Même s'il trouve que son ex-conjointe est faite forte et qu'elle ne se laisserait certainement pas impressionner par lui, Jean-Yves Migneault ne pourra la contre-interroger lui-même pour étayer sa défense. C'est ce que la juge Lori Weitzman a annoncé à l'accusé Migneault, lundi, en Cour du Québec.

M. Migneault, 57 ans, est accusé d'avoir enlevé une femme de 44 ans, qu'il ne connaissait pas, dans le stationnement d'un IGA du quartier Villeray, le 11 avril 2010. Il aurait forcé la femme à le conduire à Saint-Lin, l'aurait séquestrée, volée, terrorisée et agressée sexuellement, avant de la ramener à Montréal en fin de soirée. Il est aussi accusé d'avoir harcelé et menacé son ex-conjointe avec une fausse arme à feu, un peu avant ce 11 avril 2010.

M. Migneault, qui a passé une vingtaine d'années de sa vie en prison, notamment pour des délits sexuels et de violence, a commencé à subir son procès en mai dernier. Pendant une semaine, la procureure de la Couronne Rachelle Pitre a fait défiler les témoins, dont les deux victimes alléguées. Après, M. Migneault, qui était représenté par Me Yann Trignac, a témoigné pour sa défense. Mais voilà que le 12 juillet dernier, l'accusé a remercié son avocat, désirant dorénavant se représenter seul. Et la première chose qu'il a demandée est de rappeler son ex-conjointe à la barre pour la contre-interroger lui-même.

Me Pitre s'y est opposée formellement dans une requête qu'elle a plaidée, lundi. La femme de 55 ans serait grandement indisposée à être contre-interrogée par son harceleur allégué, a fait valoir Me Pitre. La procureure ne s'oppose pas à ce que la femme revienne à la barre, mais ce nouveau contre-interrogatoire devrait être mené par un avocat, a soutenu Me Pitre.
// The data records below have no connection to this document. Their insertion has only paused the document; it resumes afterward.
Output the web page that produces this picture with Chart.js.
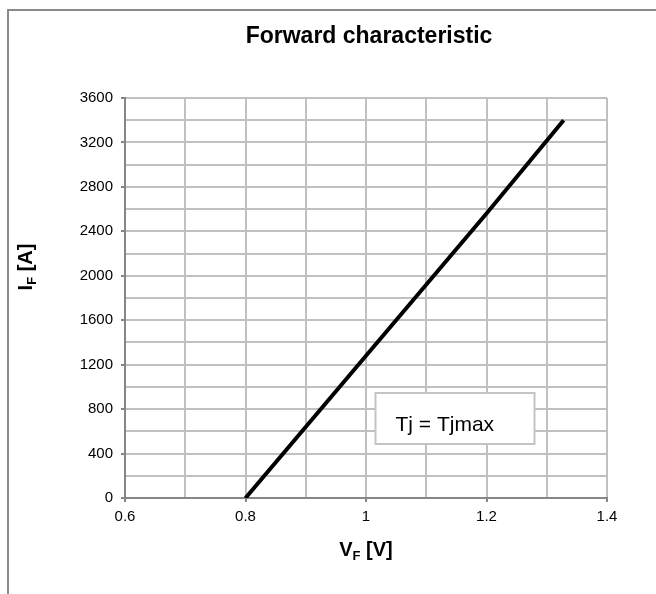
<!DOCTYPE html>
<html>
<head>
<meta charset="utf-8">
<script src="https://cdn.jsdelivr.net/npm/chart.js@4/dist/chart.umd.min.js"></script>
<style>
  html, body { margin: 0; padding: 0; background: #fff; overflow: hidden; }
  #wrap { position: relative; width: 656px; height: 594px; }
  #frame { position: absolute; left: 7px; top: 9px; width: 700px; height: 700px; border: 2px solid #8a8a8a; box-sizing: border-box; }
  canvas { position: absolute; left: 0; top: 0; }
</style>
</head>
<body>
<div id="wrap">
  <div id="frame"></div>
  <canvas id="c" width="656" height="594"></canvas>
</div>
<script>
// ---- data ----
const titleText = "Forward characteristic";
const legendText = "Tj = Tjmax";
const vfValues = [0.8, 1.0, 1.2, 1.328];      // V_F [V]
const ifValues = [0, 1280, 2560, 3400];       // I_F [A]
const xTickLabels = [0.6, 0.8, 1.0, 1.2, 1.4];
const yTickLabels = [0, 400, 800, 1200, 1600, 2000, 2400, 2800, 3200, 3600];

const FONT = "'Liberation Sans', Arial, sans-serif";
const points = vfValues.map((v, i) => ({ x: v, y: ifValues[i] }));

function isXLabel(v) { return xTickLabels.some(t => Math.abs(t - v) < 1e-6); }
function isYLabel(v) { return yTickLabels.some(t => Math.abs(t - v) < 1e-6); }

const overlay = {
  id: 'overlay',
  afterDraw(chart) {
    const ctx = chart.ctx;
    const a = chart.chartArea;
    const cx = (a.left + a.right) / 2;
    ctx.save();
    // title
    ctx.fillStyle = '#000';
    ctx.font = "bold 23px " + FONT;
    ctx.textAlign = 'center';
    ctx.textBaseline = 'middle';
    ctx.fillText(titleText, cx + 3, 37);

    // axis title helper with subscript
    function drawSubTitle(main, sub, rest, x, y) {
      ctx.font = "bold 20px " + FONT;
      const w1 = ctx.measureText(main).width;
      ctx.font = "bold 13px " + FONT;
      const w2 = ctx.measureText(sub).width;
      ctx.font = "bold 20px " + FONT;
      const w3 = ctx.measureText(rest).width;
      const total = w1 + w2 + w3;
      let px = x - total / 2;
      ctx.textAlign = 'left';
      ctx.textBaseline = 'alphabetic';
      ctx.font = "bold 20px " + FONT;
      ctx.fillText(main, px, y);
      px += w1;
      ctx.font = "bold 13px " + FONT;
      ctx.fillText(sub, px, y + 4);
      px += w2;
      ctx.font = "bold 20px " + FONT;
      ctx.fillText(rest, px, y);
    }
    drawSubTitle("V", "F", " [V]", cx, 556);
    ctx.save();
    ctx.translate(32, 267);
    ctx.rotate(-Math.PI / 2);
    drawSubTitle("I", "F", " [A]", 0, 0);
    ctx.restore();

    // legend box
    const bx = a.left + 250.5, by = a.top + 295, bw = 159, bh = 51;
    ctx.fillStyle = '#fff';
    ctx.fillRect(bx, by, bw, bh);
    ctx.strokeStyle = '#c4c4c4';
    ctx.lineWidth = 2;
    ctx.strokeRect(bx, by, bw, bh);
    ctx.fillStyle = '#000';
    ctx.font = "21px " + FONT;
    ctx.textAlign = 'left';
    ctx.textBaseline = 'middle';
    ctx.fillText(legendText, bx + 20, by + 32);
    ctx.restore();
  }
};

new Chart(document.getElementById('c'), {
  type: 'scatter',
  data: {
    datasets: [{
      data: points,
      showLine: true,
      borderColor: '#000',
      borderWidth: 4,
      pointRadius: 0,
      fill: false,
      tension: 0
    }]
  },
  options: {
    responsive: false,
    animation: false,
    devicePixelRatio: 1,
    layout: { padding: { left: 0, top: 98, right: 49, bottom: 0 } },
    plugins: { legend: { display: false }, title: { display: false }, tooltip: { enabled: false } },
    scales: {
      x: {
        type: 'linear',
        min: 0.6, max: 1.4,
        afterFit(scale) { scale.height = 96; },
        ticks: {
          stepSize: 0.1,
          autoSkip: false,
          maxRotation: 0,
          color: '#000',
          padding: 6,
          font: { family: FONT, size: 15 },
          callback: (v) => isXLabel(v) ? String(Math.round(v * 10) / 10) : ''
        },
        grid: {
          color: '#c0c0c0',
          lineWidth: 2,
          tickLength: 4,
          tickColor: (c) => (c.tick && isXLabel(c.tick.value)) ? '#868686' : 'rgba(0,0,0,0)'
        },
        border: { color: '#868686', width: 2 }
      },
      y: {
        type: 'linear',
        min: 0, max: 3600,
        afterFit(scale) { scale.width = 125; },
        ticks: {
          stepSize: 200,
          autoSkip: false,
          color: '#000',
          padding: 8,
          font: { family: FONT, size: 15 },
          callback: (v) => isYLabel(v) ? String(v) : ''
        },
        grid: {
          color: '#c0c0c0',
          lineWidth: 2,
          tickLength: 4,
          tickColor: (c) => (c.tick && isYLabel(c.tick.value)) ? '#868686' : 'rgba(0,0,0,0)'
        },
        border: { color: '#868686', width: 2 }
      }
    }
  },
  plugins: [overlay]
});
</script>
</body>
</html>
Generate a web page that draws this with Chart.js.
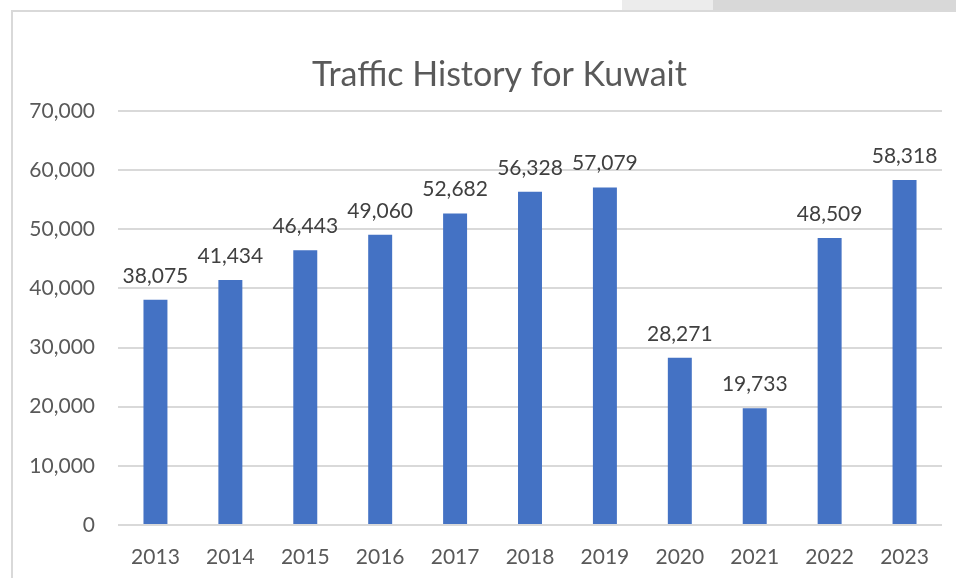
<!DOCTYPE html>
<html>
<head>
<meta charset="utf-8">
<script src="https://cdn.jsdelivr.net/npm/chart.js@4"></script>
<style>
  body { margin: 0; background: #fff; overflow: hidden; }
  #frame { position: absolute; left: 11px; top: 10px; width: 960px; height: 580px;
           border-left: 2px solid #d9d9d9; border-top: 2px solid #d9d9d9; }
  #strip { position: absolute; left: 713px; top: 0; width: 243px; height: 10px; background: #d8d8d8; }
  #strip2 { position: absolute; left: 622px; top: 0; width: 91px; height: 10px; background: #ececec; }
  #chart1 { position: absolute; left: 0; top: 0; }
</style>
</head>
<body>
<div id="strip2"></div>
<div id="strip"></div>
<div id="frame"></div>
<canvas id="chart1" width="956" height="578"></canvas>
<script>
var years = ["2013", "2014", "2015", "2016", "2017", "2018", "2019", "2020", "2021", "2022", "2023"];
var traffic = [38075, 41434, 46443, 49060, 52682, 56328, 57079, 28271, 19733, 48509, 58318];
var yTicks = [0, 10000, 20000, 30000, 40000, 50000, 60000, 70000];
var chartTitle = "Traffic History for Kuwait";

// titre + étiquettes de valeurs au-dessus des barres (pas de plugin datalabels dispo)
var excelLook = {
    id: "excelLook",
    afterDatasetsDraw: function(chart) {
        var ctx = chart.ctx;
        ctx.save();
        ctx.font = "21px Lato";
        ctx.fillStyle = "#404040";
        ctx.textAlign = "center";
        ctx.textBaseline = "alphabetic";
        chart.getDatasetMeta(0).data.forEach(function(bar, i) {
            ctx.fillText(traffic[i].toLocaleString("en-US"), bar.x, bar.y - 17);
        });
        ctx.font = "34px Lato";
        ctx.fillStyle = "#595959";
        ctx.fillText(chartTitle, 499.5, 86);
        ctx.restore();
    }
};

var ctx = document.getElementById("chart1").getContext("2d");
var chart = new Chart(ctx, {
    type: "bar",
    data: {
        labels: years,
        datasets: [{
            data: traffic,
            backgroundColor: "#4472C4",
            borderWidth: 0,
            categoryPercentage: 1,
            barPercentage: 0.32
        }]
    },
    options: {
        responsive: false,
        animation: false,
        locale: "en-US",
        layout: { padding: { top: 111, right: 14, bottom: 0, left: 0 } },
        plugins: {
            legend: { display: false },
            title: { display: false },
            tooltip: { enabled: false }
        },
        scales: {
            x: {
                afterFit: function(scale) { scale.height = 53; },
                grid: { display: false, drawTicks: false },
                border: { display: false },
                ticks: { color: "#595959", font: { family: "Lato", size: 21 }, padding: 20, maxRotation: 0 }
            },
            y: {
                min: 0,
                max: 70000,
                afterFit: function(scale) { scale.width = 118; },
                afterBuildTicks: function(scale) {
                    scale.ticks = yTicks.map(function(v) { return { value: v }; });
                },
                grid: { color: "#d9d9d9", lineWidth: 2, drawTicks: false },
                border: { display: false },
                ticks: {
                    color: "#595959",
                    font: { family: "Lato", size: 21 },
                    padding: 23,
                    callback: function(v) { return v.toLocaleString("en-US"); }
                }
            }
        }
    },
    plugins: [excelLook]
});
</script>
</body>
</html>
M. Migneault a pour sa part indiqué qu'il voulait ramener son ex-conjointe à la barre pour que la «vraie vérité» sorte. «Elle a un caractère très fort, et elle a étudié beaucoup en psychologie. C'est pas Jean-Yves Migneault qui va l'impressionner», a lancé l'accusé.

Au terme de la brève audience, la juge Weitzman a conclu que le contre-interrogatoire se ferait par le truchement d'un avocat. Et cet avocat, ce sera Me Trignac, choix qui convient à l'accusé. Me Trignac pourrait rester au dossier comme ami de la Cour par la suite, même si M. Migneault compte toujours se représenter seul. La suite du procès aura lieu le 9 novembre.

Rappel des événements

Signalons enfin que l'ex-conjointe, qu'on ne peut nommer que par les initiales L.L, a connu M. Migneault en août 2009, en répondant à une annonce qu'il avait fait paraître dans le courrier de rencontre de la revue Bel Âge. Mme L.L a fréquenté M. Migneaut deux mois avant de rompre. L'homme a réussi à la reconquérir en lui faisant croire qu'il avait le cancer du foie et qu'il n'en avait plus pour longtemps à vivre. Mme L.L. a toutefois mis fin pour de bon à leur relation en mars 2010. M. Migneault ne l'aurait pas accepté et aurait rôdé autour de chez elle. Le 11 avril, en après-midi, M. Migneault aurait accosté L.L. alors qu'elle arrivait près de chez elle. Ils ont marché un moment et bu un café. Elle lui a expliqué que c'était bien fini. En la menaçant d'une arme (qui était fausse en réalité), il lui aurait ordonné de l'accompagner chez elle en la menaçant de la tuer si elle n'obéissait pas.

«Tue-moi», lui aurait-elle répondu. Déstabilisé par cette réponse ainsi que par le passage d'une voiture, M. Migneault se serait enfui. Vers 20 h 30, à deux kilomètres de là, il aurait enlevé l'autre victime alléguée, dans le stationnement du magasin IGA, situé à l'angle de l'avenue Christophe-Colomb et de la rue Jarry. L'accusé soutient ne pas se souvenir de grand-chose au sujet de l'enlèvement, et prétend avoir peut-être été drogué à son insu par son ex-conjointe.